La furia de los censores nada defiende, nada protege, nada entiende, es sólo una furia ciega que se levanta miedosa contra la fuerza expresiva del arte. Son de esa estirpe sanguinaria que ignora técnicas y estilos, el amplio tesoro de imaginación y conocimiento que los creadores han forjado, todos los esfuerzos e inversiones que hacen posible las piezas, y sobre todo esa pasión comunitaria que ha llevado a los artistas a organizarse para expresar en las paredes de la ciudad lo que le duele y la alegra. Supimos con profundo desagrado cómo en la misma Ciudad de México, que hemos tenido en gran estima por su apertura democrática y vocación derechohumanista, y precisamente en Coyoacán, uno de los sectores que mejor representa esta vocación, se ejecutó una censura contra el arte de la calle, en la oscuridad de la madrugada y en contra de la voluntad de los propietarios de la barda.

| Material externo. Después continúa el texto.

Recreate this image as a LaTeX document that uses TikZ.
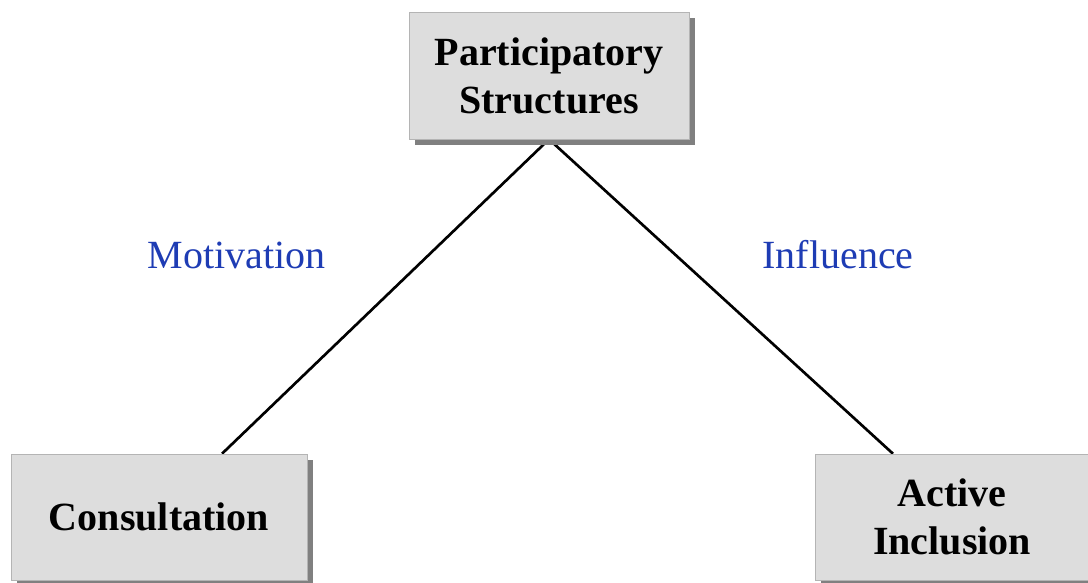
\documentclass[tikz,border=0pt]{standalone}
\usepackage{fontspec}
\setmainfont{Liberation Serif}
\usetikzlibrary{shadows,backgrounds,calc}
\definecolor{boxfill}{HTML}{DDDDDD}
\definecolor{boxline}{HTML}{B4B4B4}
\definecolor{labelblue}{HTML}{1E3CB4}

\begin{document}
\begin{tikzpicture}[x=0.75pt, y=-0.75pt,
  box/.style={rectangle, draw=boxline, fill=boxfill, align=center, inner sep=0pt,
    minimum width=#1, minimum height=94.5pt, font=\fontsize{30}{36}\selectfont\bfseries,
    drop shadow={shadow xshift=4.5pt, shadow yshift=-4.5pt, fill=black!50, opacity=1}},
  lbl/.style={text=labelblue, font=\fontsize{30}{36}\selectfont, anchor=base},
  link/.style={draw=black, line width=2pt}
]
  \useasboundingbox (0,0) rectangle (1088,582);
  \node[box=210pt, minimum height=95.25pt] (part) at (549,75.5) {Participatory\\Structures};
  \node[box=222pt] (cons) at (159,517) {Consultation};
  \node[box=205.5pt] (incl) at (952,517) {Active\\Inclusion};
  \node[lbl] (motiv) at (236.5,268) {Motivation};
  \node[lbl] (infl) at (838,268) {Influence};
  \begin{scope}[on background layer]
    \draw[link] (part.south) -- ($(cons.north)+(63,0)$);
    \draw[link] (part.south) -- ($(incl.north)+(-59,0)$);
  \end{scope}
\end{tikzpicture}
\end{document}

El conocido artista urbano tijuanense Buho Villamil y su crew, habían pintado un mural que describía la forma en que tres policías golpeaban a un joven manifestante. Uno de ellos lo somete al suelo rodeándolo con su cuerpo, otro le sostiene un brazo y un tercero voltea hacia su izquierda, posiblemente tratando de cubrir la escena a los ojos y las cámaras. En sí misma la pieza resume el clima político de nuestras calles: violación de derechos humanos y censura de los medios que los denuncian. Paradójicamente, cuando las autoridades se apresuran a cubrir las paredes lo único que logran es descubrir su inclinación dictatorial. Se ha dicho que el arte también duele.